TASK TO CARRY OUT
Begin with the first line below and retype each line exactly through the line containing "xticks = [70, 100, 130, 160, 190]". Any pictures are to be left out.

AVAILABLE DATA
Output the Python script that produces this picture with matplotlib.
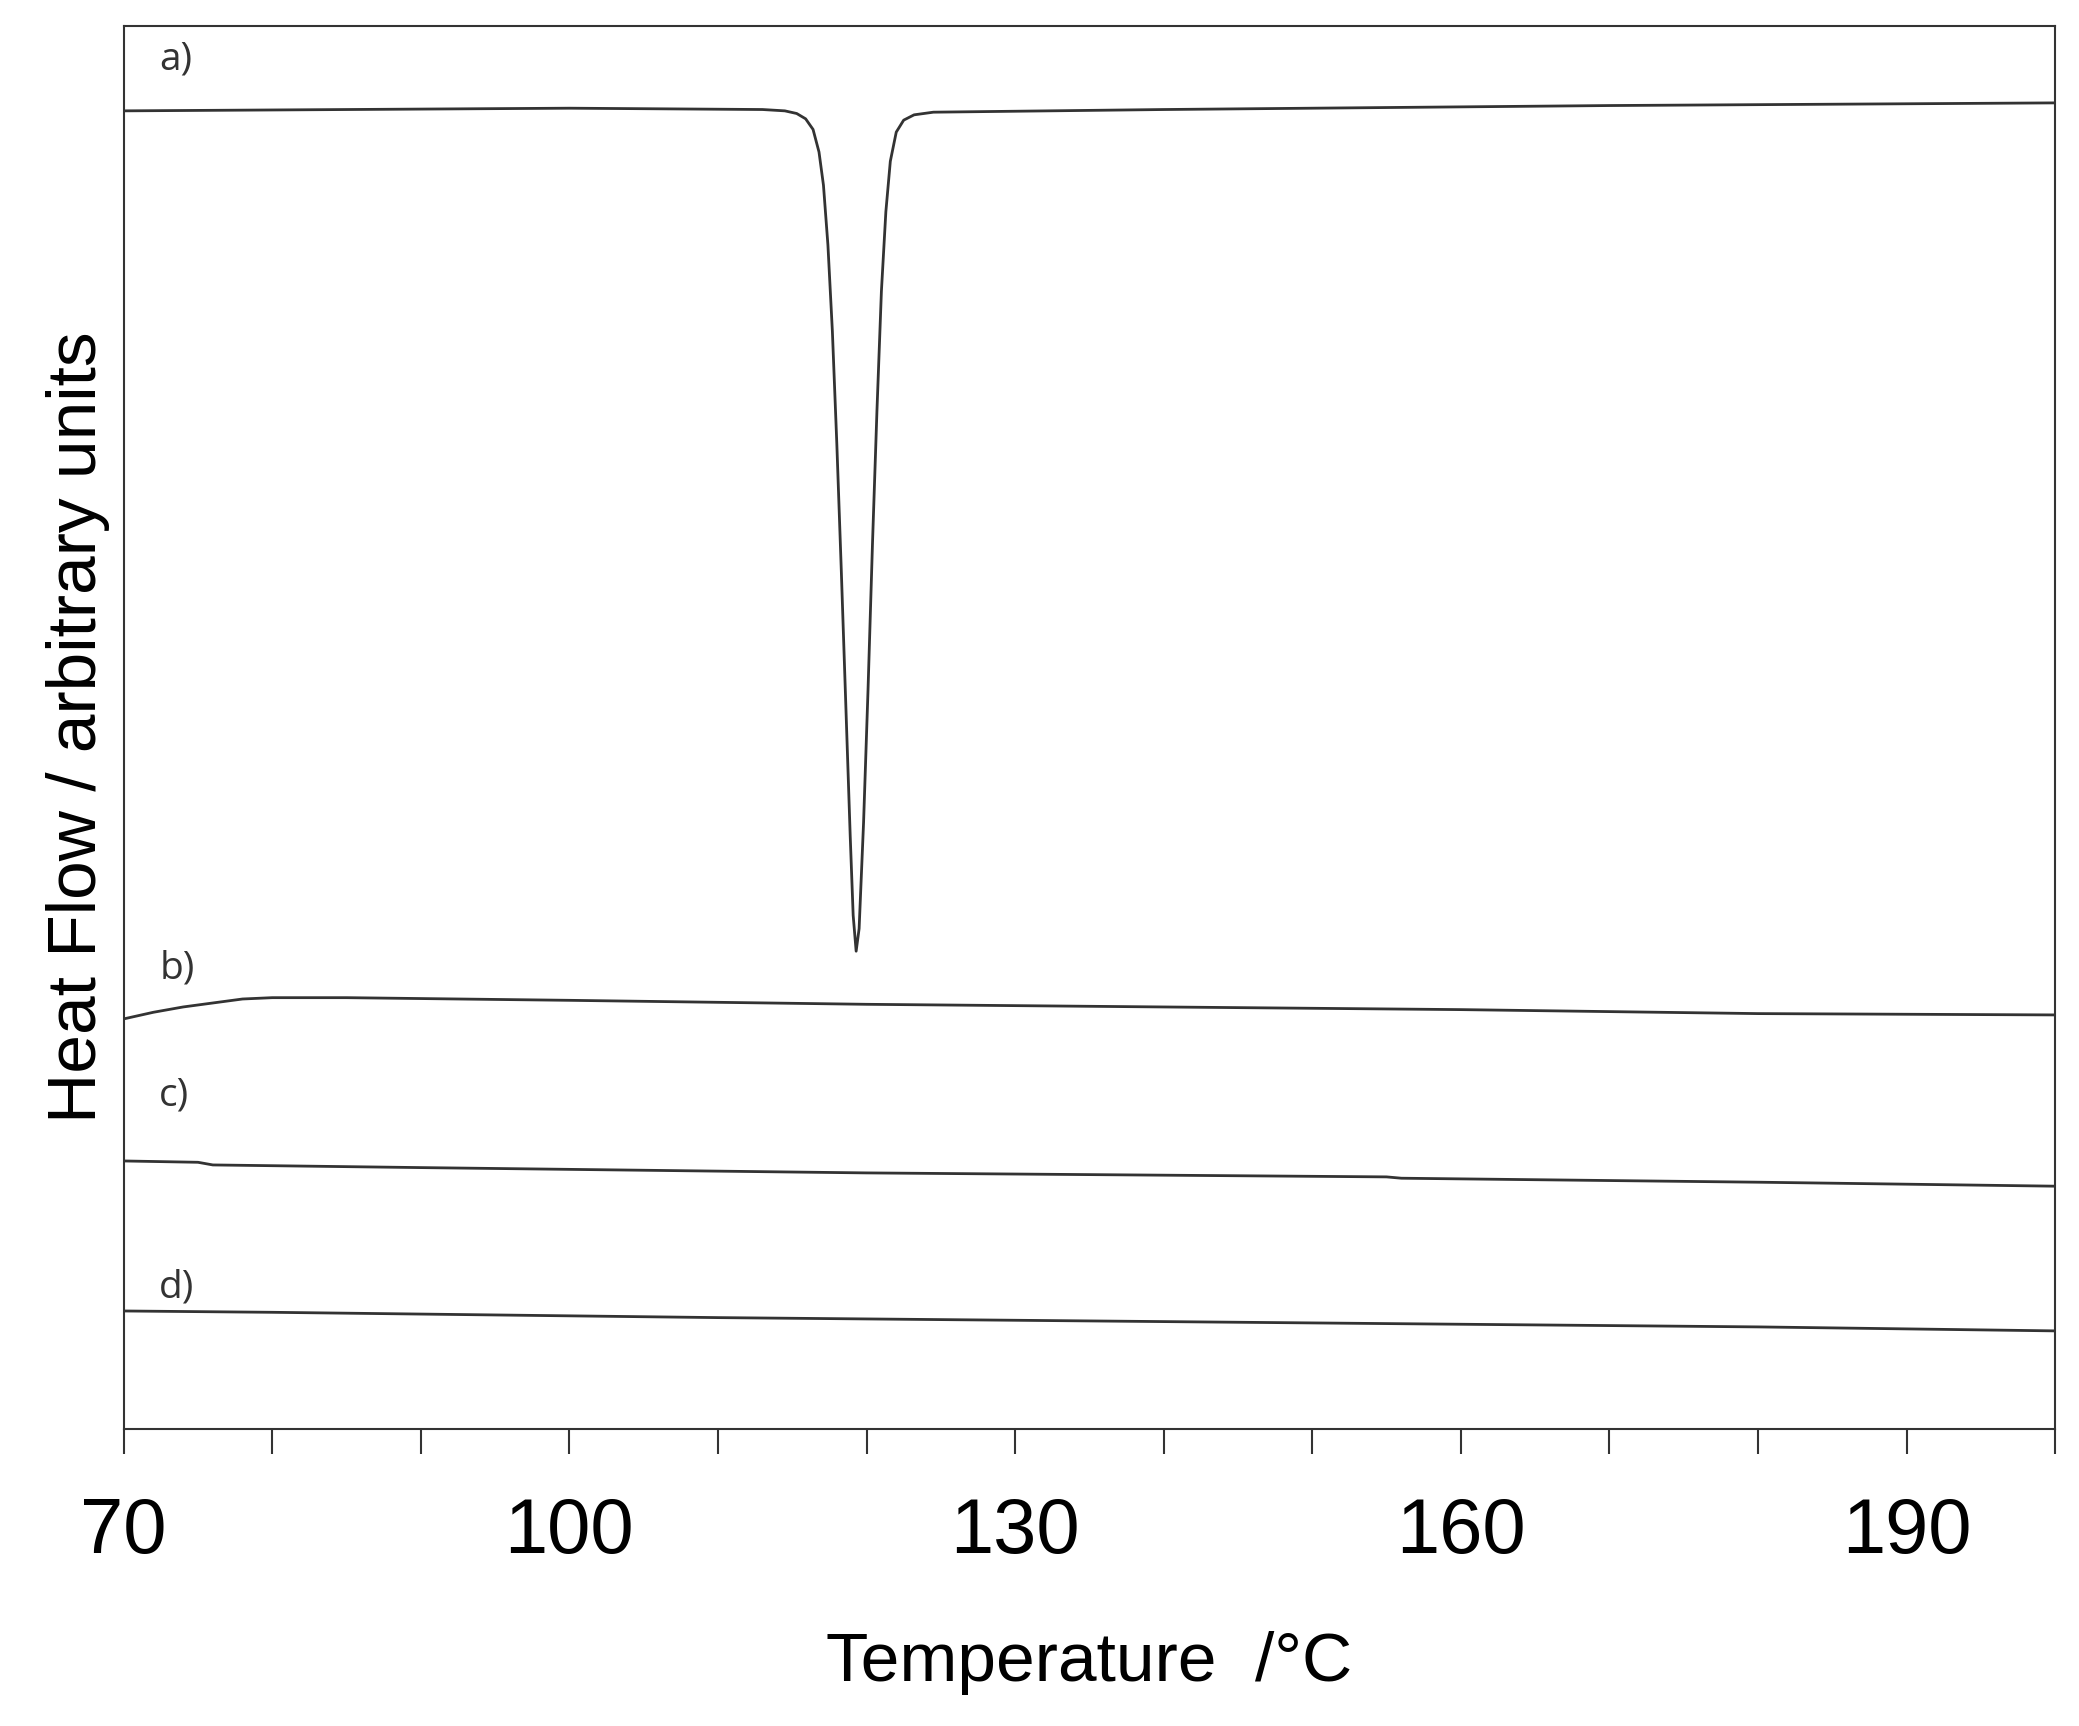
import matplotlib
matplotlib.use("Agg")
import matplotlib.pyplot as plt
from matplotlib.ticker import MultipleLocator

# Heat flow in arbitrary units (larger = lower on the plot)
xa = [70, 100, 113, 114.5, 115.3, 115.9, 116.4, 116.8, 117.1, 117.4, 117.7, 118.0, 118.3, 118.6, 118.9, 119.1, 119.3,
      119.5, 119.8, 120.1, 120.4, 120.7, 121.0, 121.3, 121.6, 122.0, 122.5, 123.2, 124.5, 140, 170, 200]
ya = [84, 82, 83, 84, 86, 90, 98, 115, 140, 185, 250, 335, 430, 530, 630, 690, 717,
      700, 620, 520, 410, 310, 220, 160, 122, 100, 91, 87, 85, 83, 80, 78]
xb = [70, 72, 74, 76, 78, 80, 85, 100, 120, 140, 160, 180, 200]
yb = [768, 763, 759, 756, 753, 752, 752, 754, 757, 759, 761, 764, 765]
xc = [70, 75, 76, 90, 120, 155, 156, 180, 200]
yc = [875, 876, 878, 880, 884, 887, 888, 891, 894]
xd = [70, 80, 110, 150, 180, 200]
yd = [988, 989, 993, 997, 1000, 1003]
labels = ["a)", "b)", "c)", "d)"]
label_y = [45, 730, 826, 970]
xticks = [70, 100, 130, 160, 190]

fig = plt.figure(figsize=(20.79, 17.26), dpi=100)
ax = fig.add_axes([0.0595, 0.172, 0.929, 0.813])
for x, y in [(xa, ya), (xb, yb), (xc, yc), (xd, yd)]:
    ax.plot(x, y, color="#333333", lw=2)
ax.set_xlim(70, 200)
ax.set_ylim(1077, 20)
for t, yy in zip(labels, label_y):
    ax.text(72.4, yy, t, fontsize=28, family="Open Sans", color="#333333", va="center")
ax.set_xticks(xticks)
ax.xaxis.set_minor_locator(MultipleLocator(10))
ax.tick_params(axis="x", which="both", direction="out", length=18, width=1.5, color="#333333")
ax.tick_params(axis="x", which="major", labelsize=56, pad=30)
ax.set_yticks([])
for lab in ax.get_xticklabels():
    lab.set_family("Liberation Sans")
for s in ax.spines.values():
    s.set_color("#333333"); s.set_linewidth(1.5)
ax.set_xlabel("Temperature  /°C", fontsize=50, family="Liberation Sans", labelpad=45)
ax.set_ylabel("Heat Flow / arbitrary units", fontsize=50, family="Liberation Sans", labelpad=10)
fig.savefig("out.png")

FINISHED ANSWER
Output the Python script that produces this picture with matplotlib.
import matplotlib
matplotlib.use("Agg")
import matplotlib.pyplot as plt
from matplotlib.ticker import MultipleLocator

# Heat flow in arbitrary units (larger = lower on the plot)
xa = [70, 100, 113, 114.5, 115.3, 115.9, 116.4, 116.8, 117.1, 117.4, 117.7, 118.0, 118.3, 118.6, 118.9, 119.1, 119.3,
      119.5, 119.8, 120.1, 120.4, 120.7, 121.0, 121.3, 121.6, 122.0, 122.5, 123.2, 124.5, 140, 170, 200]
ya = [84, 82, 83, 84, 86, 90, 98, 115, 140, 185, 250, 335, 430, 530, 630, 690, 717,
      700, 620, 520, 410, 310, 220, 160, 122, 100, 91, 87, 85, 83, 80, 78]
xb = [70, 72, 74, 76, 78, 80, 85, 100, 120, 140, 160, 180, 200]
yb = [768, 763, 759, 756, 753, 752, 752, 754, 757, 759, 761, 764, 765]
xc = [70, 75, 76, 90, 120, 155, 156, 180, 200]
yc = [875, 876, 878, 880, 884, 887, 888, 891, 894]
xd = [70, 80, 110, 150, 180, 200]
yd = [988, 989, 993, 997, 1000, 1003]
labels = ["a)", "b)", "c)", "d)"]
label_y = [45, 730, 826, 970]
xticks = [70, 100, 130, 160, 190]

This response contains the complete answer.